子供のレベルに合わせて通訳し根気強く教え続ける
できるなら、子供を怒るのではなく、子供のレベルに合わせて親が通訳できればいいわけですよね。
先人たちの失敗や知恵、親の失敗やうまくいった方法などを怒ることなく伝えたい。
もう怒りたくない親がいて、当然怒られたくない子供がいるわけですから、違う方法を試してみましょう。
方法は2つ。
- 目の前の子供のレベルを知る
- 子供のレベルに合わせて通訳する
親にできることはここまでなんじゃないかな、と思います。
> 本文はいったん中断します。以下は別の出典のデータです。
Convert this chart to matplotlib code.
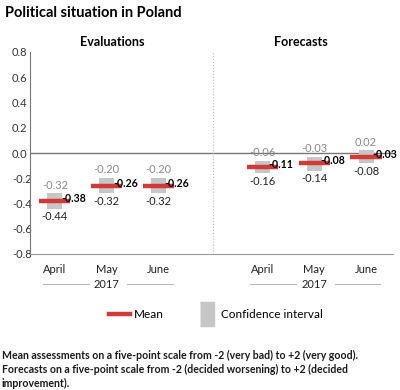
import matplotlib.pyplot as plt
from matplotlib.lines import Line2D

plt.rcParams['font.family'] = ['Lato', 'DejaVu Sans']

# data
months = ['April', 'May', 'June']
year = '2017'
eval_mean = [-0.38, -0.26, -0.26]
eval_low = [-0.44, -0.32, -0.32]
eval_high = [-0.32, -0.20, -0.20]
fc_mean = [-0.11, -0.08, -0.03]
fc_low = [-0.16, -0.14, -0.08]
fc_high = [-0.06, -0.03, 0.02]

red = '#d23a3a'
box = '#c6c6c6'

fig = plt.figure(figsize=(4, 3.9), dpi=100)
ax = fig.add_axes([0.075, 1 - 254 / 390, 0.9075, 202 / 390])

groups = [([0, 1, 2], eval_mean, eval_low, eval_high),
          ([4, 5, 6], fc_mean, fc_low, fc_high)]

for xs, mean, low, high in groups:
    for x, m, lo, hi in zip(xs, mean, low, high):
        ax.bar(x, hi - lo, bottom=lo, width=0.29, color=box, zorder=2)
        ax.hlines(m, x - 0.3, x + 0.3, color=red, lw=3.2, zorder=3)
        ax.annotate(f'{hi:.2f}', (x, hi), xytext=(0, 2), textcoords='offset points',
                    ha='center', va='bottom', fontsize=8, color='#888888')
        ax.annotate(f'{lo:.2f}', (x, lo), xytext=(0, -2), textcoords='offset points',
                    ha='center', va='top', fontsize=8, color='#222222')
        ax.annotate(f'{m:.2f}', (x + 0.12, m), xytext=(0, 2), textcoords='offset points',
                    ha='left', va='center', fontsize=7.6, fontweight='bold', color='black', zorder=4)

ax.set_xlim(-0.48, 6.52)
ax.set_ylim(-0.8, 0.8)
ax.set_yticks([0.8, 0.6, 0.4, 0.2, 0.0, -0.2, -0.4, -0.6, -0.8])
ax.set_yticklabels([f'{v:.1f}' for v in ax.get_yticks()], fontsize=8, color='#333333')
ax.set_xticks([0, 1, 2, 4, 5, 6])
ax.set_xticklabels(months + months, fontsize=8, color='#222222')
ax.tick_params(length=0, pad=7)
ax.tick_params(axis='y', pad=13)
for lab in ax.get_yticklabels():
    lab.set_horizontalalignment('left')

ax.axhline(0, color='#777777', lw=1, zorder=1)
ax.axvline(3.05, color='#bbbbbb', lw=0.8, ls=':', zorder=1)
for s in ['top', 'right']:
    ax.spines[s].set_visible(False)
ax.spines['left'].set_color('#777777')
ax.spines['bottom'].set_color('#999999')

# year labels with side rules
trans = ax.get_xaxis_transform()
for c in [1, 5]:
    ax.text(c, -0.15, year, transform=trans, ha='center', va='center', fontsize=8, color='#222222')
    ax.plot([c - 1.23, c - 0.35], [-0.15, -0.15], transform=trans, color='#bbbbbb', lw=0.8, clip_on=False)
    ax.plot([c + 0.4, c + 1.27], [-0.15, -0.15], transform=trans, color='#bbbbbb', lw=0.8, clip_on=False)

ax.text(1.1, 1.05, 'Evaluations', transform=trans, ha='center', va='center', fontsize=9, fontweight='bold')
ax.text(4.75, 1.05, 'Forecasts', transform=trans, ha='center', va='center', fontsize=9, fontweight='bold')

fig.text(0.0125, 1 - 13 / 390, 'Political situation in Poland', ha='left', va='center',
         fontsize=10.5, fontweight='bold')

handles = [Line2D([], [], color=red, lw=3.2),
           Line2D([], [], ls='none', marker=[(-0.3, -0.5), (0.3, -0.5), (0.3, 0.5), (-0.3, 0.5)],
                  markersize=17, color=box)]
fig.legend(handles, ['Mean', 'Confidence interval'], loc='center', bbox_to_anchor=(0.54, 1 - 315 / 390),
           ncol=2, frameon=False, fontsize=8.5, handlelength=1.8, columnspacing=2.8, handletextpad=0.3)

fig.text(0.005, 1 - 350 / 390,
         'Mean assessments on a five-point scale from -2 (very bad) to +2 (very good).\n'
         'Forecasts on a five-point scale from -2 (decided worsening) to +2 (decided\n'
         'improvement).', ha='left', va='top', fontsize=7.6, fontweight='bold', color='#1a1a1a',
         linespacing=1.35)

fig.savefig('out.png', dpi=100)
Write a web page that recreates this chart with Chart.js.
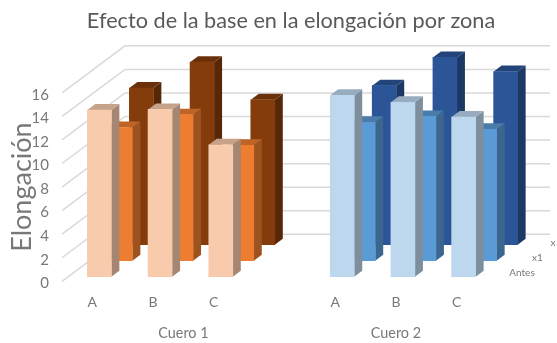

その後の事は子供が自分で判断し、やるかやらないかを決めればいいことでしょう。
さらに追加するとすれば、子供の発達を知っておくといいと思います。
発達障害やHSCなどの配慮するべき特性がある、なしにかかわらず、すべての子供の発達を知っておくことで、自分が子供に求めていることをそもそも理解できないかもしれない、ということがわかります。
脳のしくみや発達のパターンなどを知ること、さらに発達心理学や児童心理学のような本もサラッと読んでおくと怒る回数はかなり減ってくると思いますよ。
子供の発達のことがとてもよくわかる本があるので、1冊紹介しておきますね。
学力テストで測れない非認知能力が子どもを伸ばす|中山芳一
これからの時代は、テストの点数が良ければいい時代ではなくなり、点数では測れない非認知能力が大きく関わってくると言われています。
STEAM教育実現のために、日本を含めた世界の教育が変わり始めているんですね。
それに伴い、子育てにも変化が求められる時代になるような気がしています。AIの進歩と共に、すでに親である自分達の子供時代と同じ子育ては使えない。環境があまりにも違い過ぎるからです。
子供の発達を含めたこれからの時代の子育てには何が必要なのか、ということが書かれている本です。何よりも発達面の説明がわかりやすくて、1回読んだだけで「そうなのか」とすんなり理解できました。
文体がやわらかく、作者の考えなどの押しつけもなく、でもこういうことが必要なんじゃないのかなということを、作者の活動などから教えてくれます。
発達障害の子供に対する取り組みも触れていますので、発達障害の子育てに対する考え方の参考にもなる本です。割とすぐに読めてしまう字の大きさと量なので、機会があったら読んでみてください。
子供の見え方も大きく変わると思います。
振り返り|親が子供を怒るのは親の愛の裏返し~怒らなくても愛は伝わる~

親が子供を怒る理由は、子供に辛い思いをさせないようにちょっと先回りした親の愛情が原因だと私は考えました。
「親の心子知らず」とはよく言ったもので、本当に子供は親の心なんて全く関係なく成長しますよね。そして、大人になって、子供を産んで育て、初めて自分の親が言っていたことが身に染みてわかる。
そこまでこないと、親の思いはわからない。親子の仲が悪ければ、最悪永遠にわからないままになってしまうこともあるわけです。
別に親の思いを子にわかってほしいわけではないと思っているかもしれませんが、わかってほしいから怒るんじゃないかな、とも思うんです。
なら、伝えたい事は怒らずに別の方法にしてみましょう、というお話しでした。
子供の事を理解し、受け入れることができ、子供が安心して親と接することができれば、子供を親を理解する準備ができ、親の言葉はすんなりと入っていくかもしれませんね。